24 May 2010

The Homestretch, If Not a Homecoming


Now it's the last week of the semester. Two of my classes had their final exams; one more will have theirs tomorrow.  And now I have a new pile of essays that will grow.  Somehow, they'll all get read and the students will get their grades.  A few of them will graduate at the end of this week; another few will transfer to other schools; a few more will drop out or leave temporarily and a whole bunch more will be back next semester.

The ones who are graduating, or leaving in one way or another, I envy somewhat.  Some, I know, have uncertain futures:  The job market isn't too promising for them, at least right now.  Eventually, they'll find their way.  I think of myself when I graduated.  This year is one of those "milestone" anniversaries.  My college is having a reunion: I was tempted, for a moment, to go to it.  But then I realized that any desire I had to attend was motivated by the same thing that would motivate most of my classmates to talk to me, if they were so inclined:  curiosity.  I'm not talking about the scientific kind; rather, I'm thinking of possibly-salacious desire to find out information that confirms the suspicions, fears and fantasies that someone has about someone else.  Really, why else would some of them want to see me after not seeing me since we graduated?

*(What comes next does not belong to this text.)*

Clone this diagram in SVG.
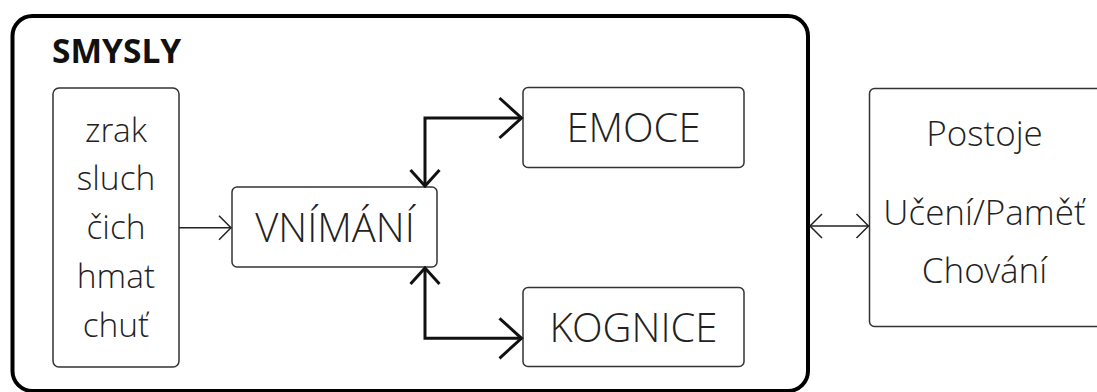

Plus, my undergraduate years were by far the unhappiest ones of my life.  My high-school years were pretty bad, but somehow I felt the burden of expectations that I would be, or pretend to be, someone I wasn't in order to "fit in."  

After my experiences, I wonder how some of my students will or won't change in the next five, ten or twenty years.  How many of their changes will come by choice, and how many will be borne of necessity?  And how many will have been coerced?    And how many of them will realize that how much the directions of their lives are determined by a couple of or a few moments--or, more precisely, the decisions and choices they make in those moments?

Whatever the answers are, they're coming more quickly than most students--or people generally--realize.